Главный командир Глазенап, со своим штабом, и полицеймейстер, на своей лихой паре, заранее выехали на встречу царского кортежа, к "хуторской границе", верст за пять от города.
Едва начинало смеркаться и дорога еще не пылила, как стали зажигаться сальные "плошки" вдоль всего моста и спуска к нему, на вершине которого т. е. при въезде в самый город, в центре триумфальной арки, из зелени и флагов, вдруг засветился царский вензель, увешанный разными цветными фонариками.
Наконец, что-то совсем фантастическое привиделось нам вдали, на дороге.
Среди облака светящейся пыли, двигались и прыгали отдельные яркие огоньки и само движущееся облако казалось волшебным сиянием.
Раньше впереди, едва приметно, мелькнула пролетка полицеймейстера, на которой он, стоя, держась за плечо кучера, повернутый лицом назад, мчался во всю прыть. За ним едва поспевали двое казаков верхами.
Дальше трудно было понять и разглядеть, кто ехал еще впереди....
Но царский крытый дормез, запряженный шестериком, с форейтором впереди, сразу можно было различить, так как он был окружен группою мчавшихся по его бокам всадников с зажженными факелами в руках.
Верстах в десяти от Николаева, у самой почтовой дороги был поселок "Терновка", населенный исключительно болгарами. Туда ездили иногда николаевцы в день св. Георгия на местный храмовой праздник, который сопровождался ярмаркой, музыкой, танцами, играми, конскими состязаниями и борьбой.
Болгарские молодцы устроили встречу Государю и сопровождали его на своих малорослых, но выносливых и быстрых лошадях, с горящими факелами в руках, вплоть до самого дворца.
Это было очень красиво.
Как только кортеж стал приближаться к мосту, послышалось сразу сплошное гудение несметного количества голосов.
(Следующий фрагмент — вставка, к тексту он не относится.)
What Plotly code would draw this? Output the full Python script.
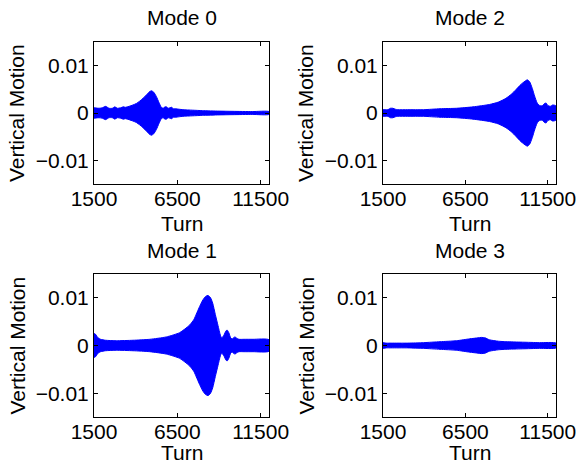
import plotly.graph_objects as go

# ---- data (envelope half-amplitudes) ----
mode0_turns = [1500, 1800, 2000, 2200, 2400, 2600, 2750, 2900, 3100, 3250, 3400, 3600, 3840, 4040, 4240, 4440, 4640, 4800, 4940, 5080, 5240, 5400, 5540, 5650, 5760, 5840, 5950, 6060, 6160, 6260, 6380, 6600, 6840, 7400, 8000, 9000, 9840, 11000, 12000]
mode0_amp   = [0.0011, 0.0010, 0.0011, 0.0014, 0.0010, 0.0010, 0.0013, 0.0010, 0.0011, 0.0013, 0.0012, 0.0014, 0.0017, 0.0020, 0.0025, 0.0031, 0.0038, 0.0044, 0.0047, 0.0044, 0.0035, 0.0022, 0.0012, 0.0010, 0.0013, 0.0013, 0.0010, 0.0011, 0.0012, 0.0009, 0.0009, 0.0008, 0.0007, 0.0006, 0.0005, 0.0004, 0.00035, 0.0003, 0.0003]

mode2_turns = [1500, 1800, 1950, 2100, 2250, 2400, 3000, 3960, 4960, 5960, 6960, 7960, 8500, 8960, 9300, 9560, 9800, 9960, 10150, 10260, 10400, 10560, 10700, 10860, 11000, 11150, 11300, 11400, 11500, 11650, 11800, 12000]
mode2_amp   = [0.0007, 0.0007, 0.0010, 0.0010, 0.0008, 0.0007, 0.0007, 0.0007, 0.0009, 0.0010, 0.0013, 0.0018, 0.0023, 0.0031, 0.0040, 0.0049, 0.0058, 0.0063, 0.0068, 0.0070, 0.0066, 0.0052, 0.0036, 0.0021, 0.0016, 0.0015, 0.0020, 0.0021, 0.0016, 0.0014, 0.0017, 0.0015]

mode1_turns = [1500, 1580, 1660, 1740, 1900, 2200, 2840, 3840, 4840, 5840, 6640, 7240, 7500, 7640, 7840, 8040, 8200, 8340, 8480, 8620, 8780, 8940, 9080, 9160, 9300, 9420, 9500, 9600, 9700, 9800, 9900, 9980, 10060, 10200, 10500, 11040, 12000]
mode1_amp   = [0.0025, 0.0024, 0.0020, 0.0016, 0.0013, 0.0011, 0.0010, 0.0011, 0.0013, 0.0018, 0.0027, 0.0043, 0.0055, 0.0066, 0.0082, 0.0096, 0.0103, 0.0105, 0.0101, 0.0089, 0.0065, 0.0042, 0.0022, 0.0016, 0.0022, 0.0031, 0.0032, 0.0026, 0.0016, 0.0014, 0.0017, 0.0018, 0.0015, 0.0013, 0.0013, 0.0013, 0.0012]

mode3_turns = [1500, 1700, 2000, 3000, 3960, 4960, 5960, 6760, 7260, 7460, 7700, 7960, 8500, 8960, 9960, 11000, 12000]
mode3_amp   = [0.0006, 0.0005, 0.0005, 0.0005, 0.0006, 0.0008, 0.0010, 0.0014, 0.0016, 0.0017, 0.0016, 0.0012, 0.0009, 0.0008, 0.0007, 0.0006, 0.0005]

titles = ["Mode 0", "Mode 2", "Mode 1", "Mode 3"]
x_tickvals = [1500, 6500, 11500]
x_ticktext = ["1500", "6500", "11500"]
y_tickvals = [-0.01, 0, 0.01]
y_ticktext = ["\u22120.01", "0", "0.01"]
x_range = [1500, 12000]
y_range = [-0.015, 0.015]

# (turns, amplitude, box x px, box y px, title y px, xlabel y px)
panels = [
    (mode0_turns, mode0_amp, [94, 269], [42, 184], 17, 223),
    (mode2_turns, mode2_amp, [383, 556], [42, 184], 17, 223),
    (mode1_turns, mode1_amp, [94, 269], [274, 417], 250, 452),
    (mode3_turns, mode3_amp, [383, 556], [274, 417], 250, 452),
]

W, H = 581, 464
FONT = "Liberation Sans, Arial, Helvetica, sans-serif"
FS = 21

fig = go.Figure()
annotations = []
layout = dict(
    template="none",
    width=W, height=H, margin=dict(l=0, r=0, t=0, b=0, pad=0, autoexpand=False),
    paper_bgcolor="white", plot_bgcolor="white", showlegend=False,
    font=dict(family=FONT, size=FS, color="black"),
)

for i, (turns, amp, xp, yp, ty, ly) in enumerate(panels):
    n = "" if i == 0 else str(i + 1)
    xs = list(turns) + list(reversed(turns))
    ys = list(amp) + [-a for a in reversed(amp)]
    fig.add_trace(go.Scatter(
        x=xs, y=ys, mode="lines", fill="toself",
        fillcolor="#0000FF", line=dict(color="#0000FF", width=1, shape="spline", smoothing=0.6),
        xaxis="x" + n, yaxis="y" + n, hoverinfo="skip",
    ))
    dx = [xp[0] / W, xp[1] / W]
    dy = [1 - yp[1] / H, 1 - yp[0] / H]
    common = dict(
        ticks="inside", ticklen=4, tickcolor="black", tickwidth=1, mirror="ticks",
        showline=True, linecolor="black", linewidth=1, showgrid=False, zeroline=False,
        automargin=False, tickfont=dict(family=FONT, size=FS, color="black"),
    )
    layout["xaxis" + n] = dict(domain=dx, range=x_range, anchor="y" + n,
                               tickvals=x_tickvals, ticktext=x_ticktext,
                               ticklabelstandoff=-4, **common)
    layout["yaxis" + n] = dict(domain=dy, range=y_range, anchor="x" + n,
                               tickvals=y_tickvals, ticktext=y_ticktext, **common)
    xc = (xp[0] + xp[1]) / 2 / W
    annotations.append(dict(text=titles[i], x=xc, y=1 - ty / H, xref="paper", yref="paper",
                            xanchor="center", yanchor="middle", showarrow=False,
                            font=dict(family=FONT, size=FS, color="black")))
    annotations.append(dict(text="Turn", x=xc, y=1 - ly / H, xref="paper", yref="paper",
                            xanchor="center", yanchor="middle", showarrow=False,
                            font=dict(family=FONT, size=FS, color="black")))
    annotations.append(dict(text="Vertical Motion", x=(xp[0] - 77) / W, y=1 - (yp[0] + yp[1]) / 2 / H,
                            xref="paper", yref="paper", xanchor="center", yanchor="middle",
                            textangle=-90, showarrow=False,
                            font=dict(family=FONT, size=FS, color="black")))

layout["annotations"] = annotations
fig.update_layout(**layout)
fig.write_html("out.html", config={"displayModeBar": False, "staticPlot": True},
               post_script="document.body.style.margin='0';document.body.style.overflow='hidden';")
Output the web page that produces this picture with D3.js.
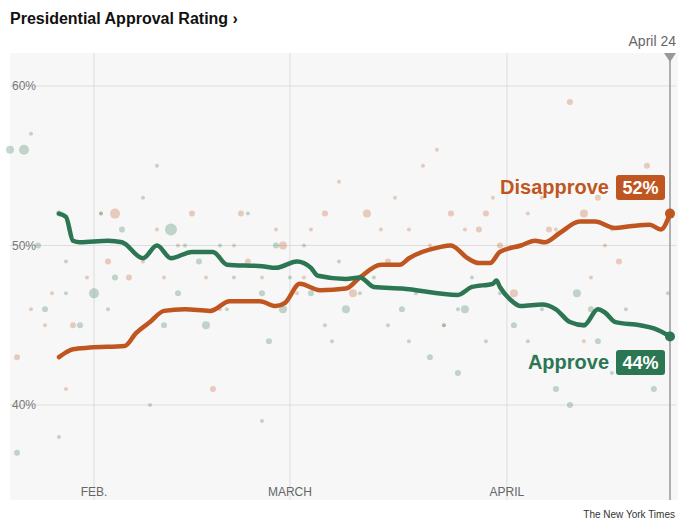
<!DOCTYPE html>
<html><head><meta charset="utf-8">
<script src="https://cdn.jsdelivr.net/npm/d3@7"></script>
<style>body{margin:0;background:#fff;font-family:"Liberation Sans",Arial,sans-serif}</style>
</head><body><svg id="c" width="680" height="524"></svg>
<script>
// day offsets from Feb 1
const approveDays = [-5,-4,-3,-2,2,4,7,9,11,14,17,19,24,26,29,31,32,36,38,40,44,52,54,57,57.5,58,59.5,61,64,66,68,70,72,73,74.5,78,80,82.3];
const approveVals = [52.0,51.8,50.3,50.2,50.3,50.2,49.2,50.0,49.2,49.6,49.6,48.8,48.7,48.6,49.0,48.6,48.1,47.9,48.0,47.4,47.3,46.9,47.4,47.6,47.8,47.4,46.6,46.2,46.3,46.0,45.2,45.0,46.0,45.8,45.2,45.0,44.8,44.3];
const disDays = [-5,-4,-3,-0.6,4.4,6,8,10,13,16.6,19.4,23.7,26,27.3,29.4,32.3,36,38,41,43.7,45,49.4,51,53.4,55,56.6,58,61,63,64.4,66.6,69.4,71.6,74.4,76.6,79.4,81,82.3];
const disVals = [43.0,43.3,43.5,43.6,43.7,44.5,45.2,45.9,46.0,45.9,46.5,46.5,46.2,46.4,47.6,47.2,47.3,48.0,48.8,48.8,49.2,49.9,50.0,49.2,48.9,48.9,49.6,50.0,50.3,50.2,50.8,51.5,51.5,51.1,51.2,51.3,51.0,52.0];
// polls: [dayOffset, value, size]
const approvePolls = [[-12,56,4],[-10,56,5],[-9,57,2],[-8,50,3],[-5,52,3],[-4,49,2],[-4,47,2],[-2,45,3],[0,47,5],[1,52,2],[2,46,2],[4,51,3],[7,53,2],[9,55,2],[11,51,6],[12,47,3],[13,50,2],[15,49,3],[16,45,4],[18,50,2],[20,48,2],[22,52,2],[24,47,3],[26,50,3],[27,46,4],[28,48,2],[30,50,2],[31,47,3],[33,45,2],[35,49,2],[36,46,4],[38,47,2],[40,48,2],[42,45,2],[44,46,3],[46,47,2],[48,43,3],[50,45,2],[52,46,2],[54,48,2],[56,44,2],[58,47,2],[60,45,3],[62,44,2],[64,46,2],[66,41,3],[68,40,3],[69,47,4],[70,45,3],[72,44,3],[74,42,2],[76,46,2],[78,43,2],[80,41,3],[-11,37,3],[-5,38,2],[8,40,2],[24,39,2],[52,42,3],[82,47,2],[-7,46,3],[3,48,3],[10,45,3],[19,46,2],[25,44,3],[34,44,2],[45,44,2],[53,46,4],[63,43,3],[71,46,3]];
const disPolls = [[-11,43,3],[-7,45,2],[-6,47,2],[-3,45,3],[-1,48,2],[1,52,2],[3,52,5],[5,48,3],[7,49,2],[10,48,2],[12,50,2],[14,52,3],[16,48,2],[18,46,2],[20,50,2],[22,49,3],[24,48,2],[26,51,2],[27,50,4],[29,47,2],[31,51,2],[33,52,3],[35,54,2],[37,47,4],[39,52,4],[41,51,2],[43,53,2],[45,51,2],[47,55,2],[49,56,2],[50,45,2],[51,52,3],[53,51,2],[55,51,3],[57,53,2],[58,50,3],[60,47,4],[62,52,2],[64,53,2],[66,51,2],[68,59,3],[70,52,4],[71,48,2],[72,53,3],[74,51,2],[75,49,3],[77,53,2],[79,55,3],[-4,41,2],[17,41,3],[70,44,2],[-9,46,2],[2,49,3],[9,51,2],[21,52,3],[30,48,2],[42,49,3],[48,50,2],[56,52,3],[65,51,3],[73,50,2]];
const yTicks = [40,50,60];
const monthTicks = [{d:0,l:"FEB."},{d:28,l:"MARCH"},{d:59,l:"APRIL"}];

const svg = d3.select("#c");
const feb1 = new Date(2025,1,1);
const dt = d => new Date(feb1.getTime()+d*86400000);
const x = d3.scaleTime().domain([dt(-12),dt(82.3)]).range([10,670]);
const y = d3.scaleLinear().domain([40,60]).range([405,86]);
const GREEN="#2d7654", ORANGE="#c0561f";

svg.append("text").attr("x",10).attr("y",24).attr("font-size",16).attr("font-weight","bold").attr("fill","#111").text("Presidential Approval Rating ›");
svg.append("rect").attr("x",10).attr("y",53).attr("width",668).attr("height",447).attr("fill","#f7f7f7");
yTicks.forEach(t=>{
  svg.append("line").attr("x1",10).attr("x2",676).attr("y1",y(t)).attr("y2",y(t)).attr("stroke","#ddd");
  svg.append("text").attr("x",12).attr("y",y(t)+4).attr("font-size",12).attr("fill","#777").text(t+"%");
});
monthTicks.forEach(m=>{
  svg.append("line").attr("x1",x(dt(m.d))).attr("x2",x(dt(m.d))).attr("y1",53).attr("y2",500).attr("stroke","#ddd");
  svg.append("text").attr("x",x(dt(m.d))).attr("y",496).attr("text-anchor","middle").attr("font-size",12).attr("fill","#666").text(m.l);
});
const drawPolls=(arr,col)=>svg.append("g").selectAll("circle").data(arr).join("circle")
  .attr("cx",d=>x(dt(d[0]))).attr("cy",d=>y(d[1])).attr("r",d=>d[2]).attr("fill",col).attr("opacity",0.28);
drawPolls(disPolls,ORANGE); drawPolls(approvePolls,GREEN);

svg.append("line").attr("x1",670).attr("x2",670).attr("y1",53).attr("y2",500).attr("stroke","#999").attr("stroke-width",1.5);
svg.append("path").attr("d","M664,53L676,53L670,62Z").attr("fill","#999");
svg.append("text").attr("x",676).attr("y",46).attr("text-anchor","end").attr("font-size",14).attr("fill","#666").text("April 24");

const line = d3.line().x(d=>x(dt(d[0]))).y(d=>y(d[1])).curve(d3.curveMonotoneX);
svg.append("path").attr("d",line(disDays.map((d,i)=>[d,disVals[i]]))).attr("fill","none").attr("stroke",ORANGE).attr("stroke-width",4.5).attr("stroke-linecap","round");
svg.append("path").attr("d",line(approveDays.map((d,i)=>[d,approveVals[i]]))).attr("fill","none").attr("stroke",GREEN).attr("stroke-width",4.5).attr("stroke-linecap","round");
svg.append("circle").attr("cx",670).attr("cy",y(disVals.at(-1))).attr("r",5).attr("fill",ORANGE);
svg.append("circle").attr("cx",670).attr("cy",y(approveVals.at(-1))).attr("r",5).attr("fill",GREEN);

function label(txt,val,col,yc){
  svg.append("text").attr("x",609).attr("y",yc+7).attr("text-anchor","end").attr("font-size",20).attr("font-weight","bold").attr("fill",col).text(txt);
  svg.append("rect").attr("x",616).attr("y",yc-12).attr("width",49).attr("height",25).attr("rx",3).attr("fill",col);
  svg.append("text").attr("x",640.5).attr("y",yc+7).attr("text-anchor","middle").attr("font-size",18).attr("font-weight","bold").attr("fill","#fff").text(val+"%");
}
label("Disapprove",52,ORANGE,187);
label("Approve",44,GREEN,362);
svg.append("text").attr("x",675).attr("y",518).attr("text-anchor","end").attr("font-size",10).attr("fill","#333").text("The New York Times");
</script></body></html>
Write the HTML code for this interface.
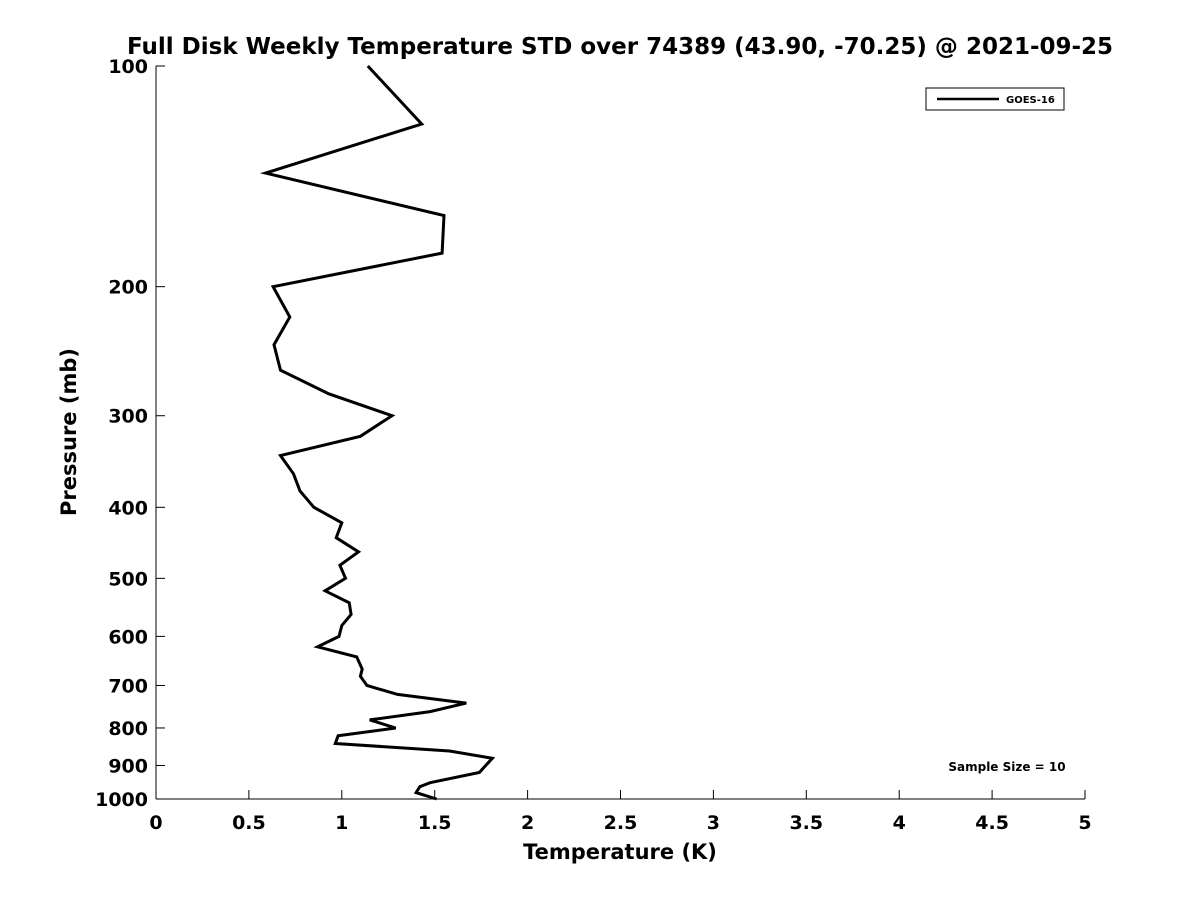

В городских церквах зазвонили в колокола.
Крики "ура", нарастая издали, все усиливались и усиливались, захватывая все груди, все сердца.
Мы тоже стали кричать "ура", я, в особенности, усердствовал, не закрывая рта, хотя нашего "ура" не мог слышать Государь, так как его дормез, и весь царский кортеж, помчали не по бульварной, а по адмиралтейской улице, а мимо нас проехало только несколько отсталых, открытых тарантасов, с царской прислугой и багажом, на запотелых, едва переводивших дух, почтовых лошадях.
Помнится, что мы еще, всей компанией, направились ко дворцу, и, благодаря тому, что нас знала полиция, подходили к самому дворцу, проникнув за его ограду.
Но в нижних, полуподвальных окнах его разглядели только суетливо мелькавшую прислугу, в числе которой были уже, в белых куртках и колпаках, и повара.